Ceasar Perez remembers feeling sniper bullets whizzing by him when he was stationed in Somalia.
“I was 19 and a Marine and I felt invincible,” said Perez, now 42 and about to have a child with his wife, Diana.
Because nobody from his unit was killed in Somalia, where he was sent in 1992, the sergeant said he doesn’t put himself on the same level with veterans sent to Korea or Iraq or Afghanistan.
But the bullets were real when he was a forward observer directing helicopters and helping distribute needed food in Somalia while rival warlords were trying to steal it.
It’s a dangerous time most of us don’t know much about. Maybe you’ve read or seen “Black Hawk Down”; otherwise, it hasn’t permeated pop culture.
Perez spent nine years in the Marines, and he’s still active in veteran affairs, including serving as director of Toys for Tots since 2003.
He also helps coach the Urbana High School wrestling team.
Perez’s life has been a success, including graduating from the University of Illinois and from the MBA program at Notre Dame. He runs a successful DJ company, Crystal Entertainment.
And people still recognize him as Mr. Blue Hands Man from when he cheered on the 2004-05 Illinois men’s basketball team with Hulk hands, a shaved head and a chest painted orange.
Perez, the son of a Marine, grew up in the south Chicago suburbs and on Okinawa in Japan. He ran the mile in track and had the Marines in mind as a career in 1990.
“I went to high school graduation on Friday, and I left for the Marine Corps on Monday,” he said.
His introduction to Somalia was just as abrupt.
“We landed at 4 a.m. and the heat punched me in the face,” he said.
There was movement in the shadows. When the light came up, he could see Somalis on buildings, some with AK-47s.
“But some of the shadows turned out to be mothers with kids,” he added.

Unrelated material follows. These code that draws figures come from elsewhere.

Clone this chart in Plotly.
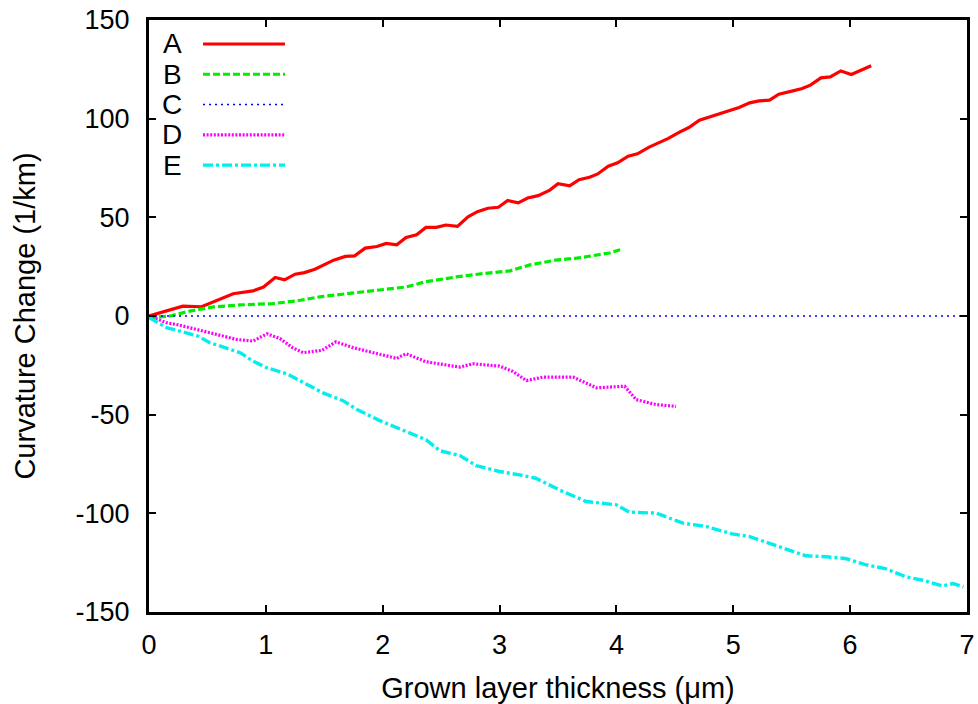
import plotly.graph_objects as go

# Curvature change vs grown layer thickness, five samples
a_x = [0.0, 0.15, 0.29, 0.45, 0.58, 0.72, 0.89, 0.98, 1.08, 1.16, 1.25, 1.33, 1.42, 1.58, 1.68,
       1.76, 1.85, 1.95, 2.03, 2.12, 2.20, 2.29, 2.37, 2.46, 2.54, 2.64, 2.73, 2.81, 2.90, 2.99,
       3.07, 3.16, 3.24, 3.33, 3.43, 3.50, 3.60, 3.68, 3.77, 3.84, 3.93, 4.01, 4.10, 4.18, 4.28,
       4.44, 4.54, 4.62, 4.71, 4.88, 5.05, 5.14, 5.22, 5.31, 5.39, 5.51, 5.59, 5.66, 5.75, 5.83,
       5.92, 6.01, 6.18]
a_y = [0.0, 2.5, 5.0, 4.7, 8.0, 11.3, 12.7, 14.7, 19.5, 18.3, 21.2, 22.0, 23.7, 28.3, 30.2,
       30.5, 34.4, 35.2, 36.8, 36.1, 39.8, 41.2, 44.9, 44.9, 46.1, 45.4, 50.3, 52.9, 54.6, 55.1,
       58.5, 57.3, 59.8, 61.0, 63.8, 67.0, 66.0, 69.1, 70.3, 72.0, 75.9, 77.6, 81.0, 82.2, 85.6,
       89.9, 93.2, 95.5, 99.2, 102.6, 105.7, 108.0, 109.0, 109.4, 112.4, 114.1, 115.3, 117.0,
       120.7, 121.2, 124.2, 122.4, 126.8]

b_x = [0.0, 0.18, 0.35, 0.55, 0.78, 1.06, 1.26, 1.46, 1.69, 1.92, 2.20, 2.37, 2.63, 2.86, 3.09,
       3.26, 3.48, 3.66, 3.80, 3.94, 4.05]
b_y = [-0.8, 0.0, 2.5, 4.6, 5.6, 6.3, 7.6, 9.7, 11.3, 12.7, 14.7, 17.4, 19.8, 21.5, 22.9,
       25.9, 28.3, 29.3, 30.5, 31.9, 33.9]

c_x = [0.0, 1.0, 2.0, 3.0, 4.0, 5.0, 6.0, 7.0]
c_y = [0.0, 0.0, 0.0, 0.0, 0.0, 0.0, 0.0, 0.0]

d_x = [0.0, 0.15, 0.26, 0.41, 0.58, 0.75, 0.89, 1.01, 1.12, 1.23, 1.32, 1.48, 1.60, 1.75, 1.92,
       2.12, 2.20, 2.37, 2.66, 2.77, 3.00, 3.11, 3.23, 3.37, 3.63, 3.83, 4.07, 4.17, 4.34, 4.51]
d_y = [0.0, -3.4, -4.6, -6.8, -9.3, -11.9, -12.7, -9.0, -11.4, -16.1, -18.6, -17.4, -13.1, -16.1,
       -18.6, -21.5, -19.1, -23.2, -25.9, -24.2, -25.4, -28.0, -32.7, -31.0, -31.0, -36.4, -35.6,
       -42.4, -44.9, -45.8]

e_x = [0.0, 0.15, 0.29, 0.42, 0.52, 0.66, 0.78, 0.89, 1.01, 1.18, 1.32, 1.49, 1.66, 1.78, 1.97,
       2.17, 2.37, 2.49, 2.66, 2.80, 3.00, 3.17, 3.31, 3.51, 3.74, 4.00, 4.11, 4.34, 4.57, 4.77,
       4.99, 5.14, 5.31, 5.51, 5.62, 5.79, 5.96, 6.13, 6.30, 6.48, 6.62, 6.79, 6.88, 6.97]
e_y = [-0.8, -5.9, -8.0, -10.2, -13.5, -16.1, -18.6, -22.9, -26.3, -29.3, -33.9, -39.0, -42.9,
       -47.4, -52.9, -57.6, -62.7, -68.3, -70.7, -75.8, -78.8, -80.5, -82.2, -88.1, -94.0, -95.7,
       -99.4, -99.9, -105.0, -106.7, -110.4, -111.8, -115.2, -119.1, -121.5, -122.0, -122.9,
       -126.0, -128.0, -132.2, -133.9, -136.8, -135.6, -137.3]

x_ticks = [0, 1, 2, 3, 4, 5, 6, 7]
y_ticks = [-150, -100, -50, 0, 50, 100, 150]
y_tick_text = ["-150", "-100", "-50", "0", "50", "100", "150"]

labels = ["A", "B", "C", "D", "E"]
colors = ["#ff0000", "#00ee00", "#0000ff", "#ff00ff", "#00eeee"]
widths = [3.2, 3.2, 1.6, 3.2, 3.4]
dashes = ["solid", "7px,3px", "2px,4px", "2px,1.6px", "10px,3px,3px,3px"]
series = [(a_x, a_y), (b_x, b_y), (c_x, c_y), (d_x, d_y), (e_x, e_y)]

FONT = "Liberation Sans, Arial, sans-serif"
TICK_FS = 27
TITLE_FS = 29
KEY_FS = 28

fig = go.Figure()
for (xs, ys), name, col, w, d in zip(series, labels, colors, widths, dashes):
    fig.add_trace(go.Scatter(x=xs, y=ys, mode="lines", name=name,
                             line=dict(color=col, width=w, dash=d),
                             showlegend=False))

# Key in the upper-left corner: label first, then the line sample
L, R, T, B = 149, 967, 19.5, 612
def px(x):
    return (x - L) / (R - L)
def py(y):
    return (B - y) / (B - T)

row_y = [43.5, 73.8, 104.1, 134.4, 164.7]
for name, col, w, d, yy in zip(labels, colors, widths, dashes, row_y):
    fig.add_annotation(x=px(184), y=py(yy), xref="paper", yref="paper",
                       text=name, showarrow=False, xanchor="right", yanchor="middle",
                       font=dict(family=FONT, size=KEY_FS, color="black"))
    fig.add_shape(type="line", xref="paper", yref="paper",
                  x0=px(203), x1=px(285), y0=py(yy), y1=py(yy),
                  line=dict(color=col, width=w, dash=d))

axis_common = dict(showgrid=False, zeroline=False, showline=True, linecolor="black",
                   linewidth=3, mirror="allticks", ticks="inside", ticklen=7,
                   tickwidth=2, tickcolor="black", automargin=False,
                   tickfont=dict(family=FONT, size=TICK_FS, color="black"))

fig.update_xaxes(range=[0, 7], tickvals=x_ticks, ticklabelstandoff=7,
                 title=dict(text="Grown layer thickness (\u03bcm)",
                            font=dict(family=FONT, size=TITLE_FS, color="black"), standoff=19),
                 **axis_common)
fig.update_yaxes(range=[-150, 150], tickvals=y_ticks, ticktext=y_tick_text,
                 ticklabelstandoff=11,
                 title=dict(text="Curvature Change (1/km)",
                            font=dict(family=FONT, size=TITLE_FS, color="black"), standoff=32),
                 **axis_common)

fig.update_layout(width=978, height=704, plot_bgcolor="white", paper_bgcolor="white",
                  margin=dict(l=L, r=978 - R, t=T, b=704 - B, pad=0),
                  showlegend=False)

fig.write_html("out.html")
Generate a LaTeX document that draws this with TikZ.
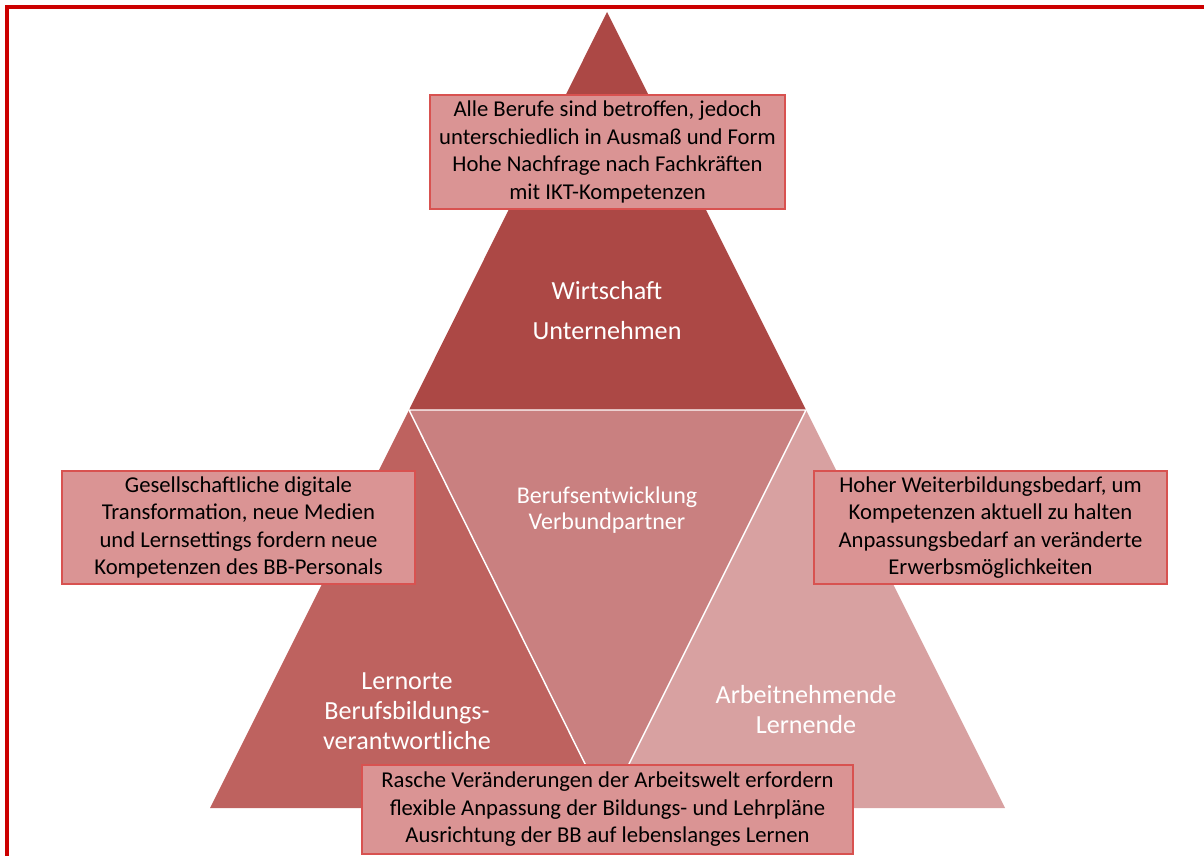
\documentclass[tikz,border=0pt]{standalone}
\usepackage{fontspec}
\setmainfont{Carlito}
\definecolor{topred}{RGB}{172,72,69}
\definecolor{midred}{RGB}{201,128,128}
\definecolor{leftred}{RGB}{190,98,95}
\definecolor{rightred}{RGB}{216,161,161}
\definecolor{boxfill}{RGB}{218,148,148}
\definecolor{boxline}{RGB}{216,82,80}
\definecolor{framered}{RGB}{204,0,0}
\tikzset{
  infobox/.style={draw=boxline, fill=boxfill, line width=0.9pt, align=center,
    inner sep=0pt, font=\fontsize{17}{20.6}\selectfont},
  corner/.style={white, align=center, font=\fontsize{19.6}{22.5}\selectfont},
  middle/.style={white, align=center, font=\fontsize{18}{19.5}\selectfont}
}
\begin{document}
\begin{tikzpicture}[x=0.75pt, y=-0.75pt]
			\useasboundingbox (0,0) rectangle (1204,856);
			%% frame (open to the right and bottom)
			\draw[framered, line width=2.4pt] (1204,7) -- (7,7) -- (7,856);
			%% vertices
			\coordinate (apex) at (607,12);
			\coordinate (ml) at (409,410);
			\coordinate (mr) at (806,410);
			\coordinate (bl) at (210,808);
			\coordinate (bm) at (607,808);
			\coordinate (br) at (1005,808);
			%% triangles
			\fill[topred] (apex) -- (ml) -- (mr) -- cycle;
			\fill[leftred] (ml) -- (bl) -- (bm) -- cycle;
			\fill[rightred] (mr) -- (bm) -- (br) -- cycle;
			\fill[midred] (ml) -- (mr) -- (bm) -- cycle;
			%%% white edges
			\draw[white, line width=1.1pt] (ml) -- (mr) -- (bm) -- (ml);
			%% labels
			\node[corner] (wirt) at (607,311) {Wirtschaft\\[7.5pt]Unternehmen};
			\node[middle] (beruf) at (607,510) {Berufsentwicklung\\Verbundpartner};
			\node[corner] (lern) at (407,711) {Lernorte\\Berufsbildungs-\\verantwortliche};
			\node[corner] (arb) at (806,710) {Arbeitnehmende\\Lernende};
			%% text boxes
			\node[infobox, minimum width=266.25pt, minimum height=85.5pt] (top) at (607.5,152)
				{Alle Berufe sind betroffen, jedoch\\unterschiedlich in Ausmaß und Form\\Hohe Nachfrage nach Fachkräften\\mit IKT-Kompetenzen};
			\node[infobox, minimum width=264.75pt, minimum height=84.75pt] (left) at (238.5,527.5)
				{Gesellschaftliche digitale\\Transformation, neue Medien\\und Lernsettings fordern neue\\Kompetenzen des BB-Personals};
			\node[infobox, minimum width=264.75pt, minimum height=84.75pt] (right) at (990.5,527.5)
				{Hoher Weiterbildungsbedarf, um\\Kompetenzen aktuell zu halten\\Anpassungsbedarf an veränderte\\Erwerbsmöglichkeiten};
			\node[infobox, minimum width=368.25pt, minimum height=66.75pt] (bottom) at (607.5,809.5)
				{Rasche Veränderungen der Arbeitswelt erfordern\\flexible Anpassung der Bildungs- und Lehrpläne\\Ausrichtung der BB auf lebenslanges Lernen};
		\end{tikzpicture}
\end{document}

Driving on a patrol to protect a food drop, he experienced being shot at for the first time. He found the Somalis were using old Chinese and Russian weapons, some dating back to World War II.
He was once crouching behind a pile of dirt where he could see the weeds that were growing move as bullets landed.
Living conditions were tough in the heat as well, with he and his fellow Marines forced to drink boxes of water he said came from Mount Kilimanjaro. Then he saw Air Force troops having soda in air-conditioned tents.
“That’s when I thought ‘I should have joined the Air Force,'” he joked.
Perez eventually left the Marines because he never attained his goal of being a drill instructor, a desire instilled by watching Marine veteran and actor R. Lee Ermey bark at troops in 1987’s “Full Metal Jacket.”
Between Marine stints, he started at the UI, first coming here in 1996. Eventually, he finished his degree, then went on to earn his executive MBA. He was the first person in his family to go to college.
Even with all his current success, he said, he’ll never forget Somalia.
“You could smell death there,” he said.